Jeremy Halbreich '74, former Crimson business manager, says Sorrento was in favor of the change and helped during the transition.

"Were it not for his skills we would have had difficulties," Halbreich said.

Sorrento's assistance has always come along with tease and torment as he continued to teach the ever-changing Crimson staffers to do their jobs.

"If you were trying to paste up your page and looking for the proper tools, and were silly enough to ask Pat if he'd seen any rulers lying around, he'd always reply, 'There's only one ruler in the shop (and that's me)," wrote Jessica A. Dorman '87, former Crimson president, in an e-mail message.

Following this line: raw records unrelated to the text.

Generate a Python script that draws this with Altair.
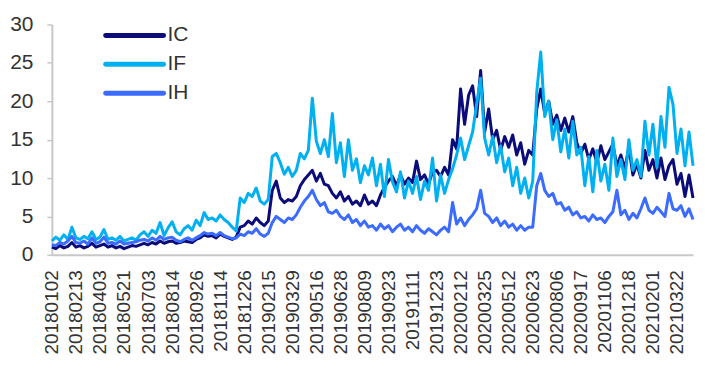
import altair as alt
import pandas as pd

# ---- data ----
tick_labels = [
    "20180102", "20180213", "20180403", "20180521", "20180703", "20180814",
    "20180926", "20181114", "20181226", "20190215", "20190329", "20190516",
    "20190628", "20190809", "20190923", "20191111", "20191223", "20200212",
    "20200325", "20200512", "20200623", "20200806", "20200917", "20201106",
    "20201218", "20210201", "20210322",
]
series_names = ["IC", "IF", "IH"]
series_colors = ["#0B0B7A", "#00B0F0", "#3B6BFF"]
step_days = 5          # sampling step (trading days) of the value lists
days_per_label = 30    # trading days between tick labels

ic_values = [
    1.0, 0.8, 1.2, 0.9, 1.1, 1.6, 1.0, 1.2, 0.9, 1.1,
    1.5, 1.0, 1.2, 1.4, 1.0, 1.2, 0.9, 1.1, 0.8, 1.0,
    1.2, 1.1, 1.3, 1.5, 1.3, 1.6, 1.4, 1.8, 1.5, 1.7,
    1.8, 1.5, 1.6, 1.8, 1.7, 1.6, 2.0, 2.2, 2.6, 2.4,
    2.5, 2.2, 2.7, 2.4, 2.2, 2.0, 2.3, 3.6, 3.8, 4.4,
    4.0, 4.8, 4.2, 3.8, 4.4, 8.4, 9.6, 7.4, 6.8, 7.2,
    7.0, 7.6, 9.0, 9.8, 10.4, 11.0, 9.6, 10.6, 9.2, 9.0,
    8.0, 7.4, 8.2, 7.0, 7.6, 6.6, 7.0, 6.4, 7.8, 6.6,
    7.0, 6.4, 7.8, 8.8, 9.6, 10.2, 9.0, 10.4, 9.2, 10.0,
    9.4, 12.2, 9.8, 10.4, 9.2, 10.8, 11.0, 10.2, 11.4, 10.4,
    15.0, 13.8, 21.6, 17.0, 20.8, 22.0, 18.0, 24.0, 16.0, 19.0,
    15.0, 16.2, 13.6, 15.4, 14.0, 15.6, 13.0, 14.6, 11.8, 13.6,
    13.0, 19.0, 21.6, 18.4, 20.0, 17.0, 18.2, 16.2, 17.8, 16.0,
    18.0, 14.6, 13.2, 14.4, 12.4, 13.8, 12.0, 14.2, 12.4, 13.4,
    14.4, 11.6, 13.0, 11.2, 14.0, 10.4, 11.8, 10.0, 13.6, 11.0,
    12.4, 10.0, 12.6, 9.8, 11.6, 12.4, 9.2, 10.6, 7.6, 10.4, 7.4,
]
if_values = [
    1.8, 2.3, 1.9, 2.6, 2.0, 3.6, 2.2, 2.0, 2.4, 2.1,
    3.0, 2.0, 2.3, 3.3, 2.0, 2.2, 1.9, 2.4, 1.8, 2.0,
    2.2, 1.9, 2.6, 3.0, 2.4, 3.2, 2.8, 4.2, 2.5, 3.5,
    4.3, 3.0, 2.6, 3.4, 3.8, 3.2, 4.5, 3.8, 5.5, 4.6,
    4.8, 4.4, 5.2, 4.6, 4.2, 3.6, 3.1, 7.4, 6.8, 8.0,
    7.6, 8.7, 7.0, 6.6, 7.2, 12.8, 13.2, 12.0, 10.5, 11.4,
    10.2, 11.0, 13.2, 12.5, 13.6, 20.4, 14.8, 13.2, 15.0, 12.8,
    18.4, 12.0, 14.6, 10.2, 15.0, 11.0, 12.5, 9.4, 11.6, 10.4,
    12.6, 9.0, 11.8, 7.6, 12.4, 9.5, 8.2, 10.8, 7.4, 9.6,
    8.0, 10.2, 7.2, 9.6, 8.4, 12.6, 7.0, 10.4, 8.0, 9.8,
    11.2, 13.0, 15.2, 12.4, 14.2, 16.0, 19.6, 23.0, 15.2, 13.0,
    15.4, 12.0, 14.2, 10.8, 12.6, 9.0, 11.4, 8.0, 10.0, 7.4,
    9.6, 21.2, 26.4, 18.0, 20.0, 15.0, 17.6, 13.4, 16.4, 12.6,
    17.4, 13.0, 14.0, 9.0, 12.8, 8.2, 13.6, 9.6, 11.8, 8.4,
    15.2, 10.2, 12.4, 9.8, 15.0, 11.0, 12.4, 10.2, 17.4, 13.0,
    17.0, 11.4, 18.0, 14.0, 21.8, 19.6, 13.2, 16.4, 11.6, 16.0, 11.6,
]
ih_values = [
    1.3, 1.2, 1.6, 1.4, 1.8, 2.4, 1.6, 1.5, 1.8, 1.4,
    2.2, 1.5, 1.7, 2.3, 1.5, 1.6, 1.4, 1.8, 1.4, 1.5,
    1.6, 1.7, 1.9, 2.0, 1.8, 2.2, 1.9, 2.4, 2.0, 2.2,
    2.3, 1.9, 1.7, 2.0, 2.2, 1.9, 2.2, 2.5, 2.9, 2.7,
    2.8, 2.5, 2.9, 2.5, 2.3, 2.1, 2.2, 2.7, 2.5, 3.0,
    2.8, 3.4, 2.7, 2.4, 2.8, 4.2, 5.0, 4.6, 4.2, 4.8,
    4.6, 5.2, 6.2, 7.0, 7.6, 8.4, 7.2, 6.4, 6.8, 5.6,
    5.4, 5.8, 5.0, 4.6, 5.2, 4.2, 4.6, 3.8, 4.4, 3.6,
    3.8, 3.2, 4.0, 3.4, 3.8, 3.0, 3.6, 4.0, 3.2, 3.6,
    3.0, 3.8, 3.2, 2.8, 3.4, 3.0, 2.6, 3.2, 3.6, 3.0,
    6.8, 4.0, 4.8, 3.8, 4.6, 5.2, 6.0, 8.4, 5.4, 5.0,
    4.2, 4.8, 3.8, 4.4, 3.6, 4.0, 3.2, 3.8, 3.2, 3.6,
    3.6, 9.0, 10.6, 8.4, 7.6, 8.0, 6.6, 6.8, 5.8, 6.2,
    5.2, 5.6, 4.8, 5.0, 4.4, 5.2, 4.6, 4.8, 4.2, 5.0,
    5.6, 8.4, 5.2, 5.8, 4.6, 5.4, 4.8, 6.0, 7.4, 5.8,
    5.4, 6.2, 5.6, 5.0, 8.0, 6.0, 5.8, 6.4, 5.0, 6.0, 4.6,
]

# ---- build table ----
rows = []
for name, vals in zip(series_names, [ic_values, if_values, ih_values]):
    for k, v in enumerate(vals):
        rows.append({"day": k * step_days, "value": v, "series": name})
df = pd.DataFrame(rows)
legend_df = pd.DataFrame({"series": series_names})

label_expr = (
    "[" + ",".join("'" + t + "'" for t in tick_labels) + "]"
    + "[round(datum.value/" + str(days_per_label) + ")]"
)
tick_vals = [i * days_per_label for i in range(len(tick_labels))]

FONT = "Liberation Sans"
TEXT = "#333333"
AXIS = "#C8C8C8"

color_scale = alt.Scale(domain=series_names, range=series_colors)

lines = alt.Chart(df).mark_line(strokeWidth=3, strokeJoin="round").encode(
    x=alt.X(
        "day:Q",
        scale=alt.Scale(domain=[0, 800], nice=False, zero=False),
        axis=alt.Axis(
            values=tick_vals, labelExpr=label_expr, labelAngle=-90,
            title=None, grid=False, ticks=False, tickSize=0, labelPadding=15,
            labelFontSize=19, labelOverlap=False, labelBound=False,
        ),
    ),
    y=alt.Y(
        "value:Q",
        scale=alt.Scale(domain=[0, 30], nice=False),
        axis=alt.Axis(
            values=[0, 5, 10, 15, 20, 25, 30], title=None, grid=False,
            tickSize=5, labelPadding=14, labelFontSize=21,
        ),
    ),
    color=alt.Color("series:N", scale=color_scale, legend=None),
)

leg_y = alt.Y(
    "series:N",
    scale=alt.Scale(type="point", domain=series_names, range=[11, 69], padding=0),
    axis=None,
)
leg_rule = alt.Chart(legend_df).mark_rule(strokeWidth=5, strokeCap="round").encode(
    x=alt.value(54), x2=alt.value(112), y=leg_y,
    color=alt.Color("series:N", scale=color_scale, legend=None),
)
leg_text = alt.Chart(legend_df).mark_text(
    align="left", baseline="middle", fontSize=21, font=FONT, color=TEXT
).encode(x=alt.value(116), y=leg_y, text="series:N")

chart = (
    alt.layer(lines, leg_rule, leg_text)
    .resolve_scale(y="independent")
    .properties(
        width=643, height=231,
        autosize=alt.AutoSizeParams(type="none"),
        padding={"left": 44, "top": 16, "right": 4, "bottom": 112},
    )
    .configure_view(stroke=None)
    .configure_axis(
        domainColor=AXIS, domainWidth=2, tickColor=AXIS, tickWidth=1.5,
        labelColor=TEXT, labelFont=FONT,
    )
)

chart.save("out.html", embed_options={"renderer": "svg", "actions": False})
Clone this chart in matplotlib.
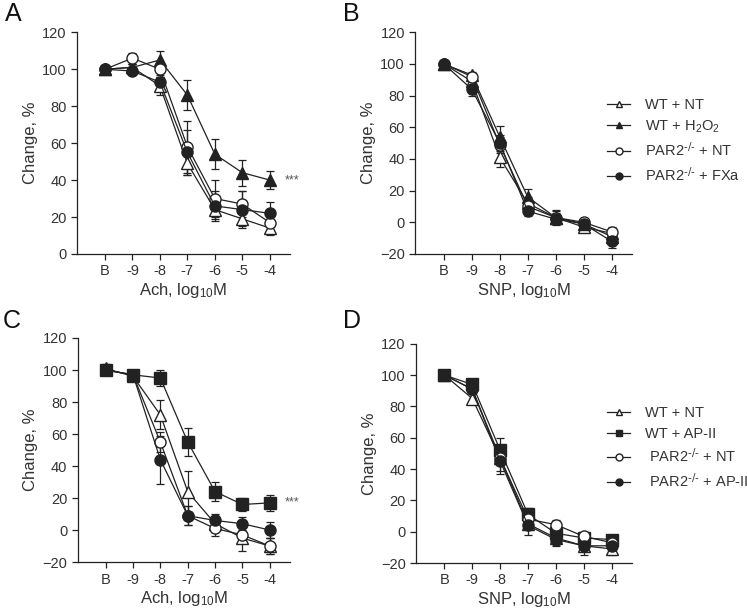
import matplotlib
matplotlib.use("Agg")
import matplotlib.pyplot as plt

plt.rcParams['font.family'] = ['Liberation Sans', 'DejaVu Sans']
plt.rcParams['mathtext.default'] = 'regular'

doses = ['B', '-9', '-8', '-7', '-6', '-5', '-4']

# panel A: Ach, WT vs H2O2 / PAR2 vs FXa
a_wt_nt = [100, 101, 91, 49, 24, 19, 14]
a_wt_nt_err = [0, 2, 5, 6, 5, 4, 4]
a_wt_h2o2 = [100, 101, 105, 86, 54, 44, 40]
a_wt_h2o2_err = [0, 2, 5, 8, 8, 7, 5]
a_par_nt = [100, 106, 100, 58, 30, 27, 17]
a_par_nt_err = [0, 3, 4, 14, 10, 7, 6]
a_par_fxa = [100, 99, 93, 55, 26, 24, 22]
a_par_fxa_err = [0, 2, 4, 12, 8, 10, 6]

# panel B: SNP
b_wt_nt = [100, 89, 41, 12, 3, -3, -7]
b_wt_nt_err = [0, 3, 6, 4, 3, 3, 3]
b_wt_h2o2 = [100, 93, 54, 16, 3, -1, -9]
b_wt_h2o2_err = [0, 2, 7, 5, 4, 2, 3]
b_par_nt = [100, 92, 49, 10, 3, 0, -6]
b_par_nt_err = [0, 2, 5, 4, 5, 2, 3]
b_par_fxa = [100, 84, 50, 7, 2, -1, -12]
b_par_fxa_err = [0, 4, 5, 3, 3, 2, 4]

# panel C: Ach, AP-II
c_wt_nt = [101, 96, 72, 24, 4, -5, -10]
c_wt_nt_err = [3, 2, 9, 13, 5, 8, 5]
c_wt_ap = [100, 97, 95, 55, 24, 16, 17]
c_wt_ap_err = [0, 2, 5, 9, 6, 4, 5]
c_par_nt = [100, 97, 55, 9, 1, -3, -10]
c_par_nt_err = [0, 2, 6, 6, 5, 4, 5]
c_par_ap = [100, 97, 44, 9, 6, 4, 0]
c_par_ap_err = [0, 2, 15, 6, 4, 4, 5]

# panel D: SNP, AP-II
d_wt_nt = [100, 85, 47, 5, -4, -9, -11]
d_wt_nt_err = [2, 3, 8, 4, 4, 6, 4]
d_wt_ap = [100, 94, 52, 11, -1, -4, -5]
d_wt_ap_err = [0, 2, 8, 4, 3, 3, 3]
d_par_nt = [100, 91, 47, 8, 4.5, -3, -7]
d_par_nt_err = [0, 2, 4, 3, 3, 3, 3]
d_par_ap = [100, 91, 45, 4, -5, -9, -9]
d_par_ap_err = [0, 2, 8, 6, 4, 3, 3]

ko = 'PAR2$^{\\text{-/-}}$'
labels_b = ['WT + NT', 'WT + H$_2$O$_2$', ko + ' + NT', ko + ' + FXa']
labels_d = ['WT + NT', 'WT + AP-II', ' ' + ko + ' + NT', ' ' + ko + ' + AP-II']

txt = '#333333'
ln = '#222222'

fig = plt.figure(figsize=(7.47, 6.09), dpi=100)
axA = fig.add_axes([0.103, 0.583, 0.285, 0.364])
axB = fig.add_axes([0.556, 0.583, 0.290, 0.364])
axC = fig.add_axes([0.104, 0.077, 0.284, 0.368])
axD = fig.add_axes([0.557, 0.0755, 0.289, 0.36])

x = list(range(len(doses)))


def draw(ax, series, styles, ylim, yticks, xlabel):
    for (vals, err), (mk, fc) in zip(series, styles):
        ax.errorbar(x, vals, yerr=err, marker=mk, mfc=fc, mec=ln, color=ln,
                    ms=8 if mk != 's' else 8.5, lw=0.9, elinewidth=0.9,
                    capsize=3, capthick=0.9, ecolor=ln)
    ax.set_xlim(-1.02, 6.73)
    ax.set_ylim(*ylim)
    ax.set_yticks(yticks)
    ax.set_xticks(x)
    ax.set_xticklabels(doses)
    ax.spines['top'].set_visible(False)
    ax.spines['right'].set_visible(False)
    for s in ['left', 'bottom']:
        ax.spines[s].set_color(ln)
        ax.spines[s].set_linewidth(0.9)
    ax.tick_params(colors=ln, labelcolor=txt, labelsize=10.5, length=4, width=0.9)
    ax.set_ylabel('Change, %', color=txt, fontsize=12, labelpad=3)
    ax.set_xlabel(xlabel, color=txt, fontsize=12, labelpad=2)


tri_styles = [('^', 'white'), ('^', ln), ('o', 'white'), ('o', ln)]
sq_styles = [('^', 'white'), ('s', ln), ('o', 'white'), ('o', ln)]

draw(axA, [(a_wt_nt, a_wt_nt_err), (a_wt_h2o2, a_wt_h2o2_err),
           (a_par_nt, a_par_nt_err), (a_par_fxa, a_par_fxa_err)],
     tri_styles, (0, 120), range(0, 121, 20), 'Ach, log$_{10}$M')
draw(axB, [(b_wt_nt, b_wt_nt_err), (b_wt_h2o2, b_wt_h2o2_err),
           (b_par_nt, b_par_nt_err), (b_par_fxa, b_par_fxa_err)],
     tri_styles, (-20, 120), range(-20, 121, 20), 'SNP, log$_{10}$M')
draw(axC, [(c_wt_nt, c_wt_nt_err), (c_wt_ap, c_wt_ap_err),
           (c_par_nt, c_par_nt_err), (c_par_ap, c_par_ap_err)],
     sq_styles, (-20, 120), range(-20, 121, 20), 'Ach, log$_{10}$M')
draw(axD, [(d_wt_nt, d_wt_nt_err), (d_wt_ap, d_wt_ap_err),
           (d_par_nt, d_par_nt_err), (d_par_ap, d_par_ap_err)],
     sq_styles, (-20, 120), range(-20, 121, 20), 'SNP, log$_{10}$M')

for ax, styles, labs, yc in [(axB, tri_styles, labels_b, 0.51), (axD, sq_styles, labels_d, 0.525)]:
    lines = []
    for mk, fc in styles:
        l, = ax.plot([], [], marker=mk, mfc=fc, mec=ln, color=ln, ms=5, lw=0.9)
        lines.append(l)
    ax.legend(lines, labs, loc='center left', bbox_to_anchor=(0.885, yc),
              frameon=False, fontsize=10.5, handlelength=1.6, labelcolor=txt,
              labelspacing=0.45, handletextpad=1.0, borderpad=0, borderaxespad=0)

axA.text(6.55, 40, '***', color='#555555', fontsize=9, va='center')
axC.text(6.55, 17, '***', color='#555555', fontsize=9, va='center')

for lab, xx, yy in [('A', 0.006, 0.997), ('B', 0.459, 0.997), ('C', 0.004, 0.493), ('D', 0.459, 0.493)]:
    fig.text(xx, yy, lab, fontsize=18, color='#111111', va='top', ha='left')

fig.savefig('out.png', dpi=100)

As technology changed, Sorrento's job evolved with it, and he built an immeasurable wealth of newspaper knowledge.

"He knows all of the little rules that everyone tends to forget," said Andrew A. Green '98, former Crimson managing editor. "If you say to him, 'Do you have a shorter word for this?' he has six."

As Sorrento tells it, he was retained for his affability and ease with undergraduates.

"Kids confide in me, ask me questions like they would an older brother or their parents," he says.

According to Crimson lore, Sorrento keeps a closet in his home full of mementos undergraduates have given him.

"He has matchbooks from 25 years ago that two kids who went to a formal brought back to him," Green said.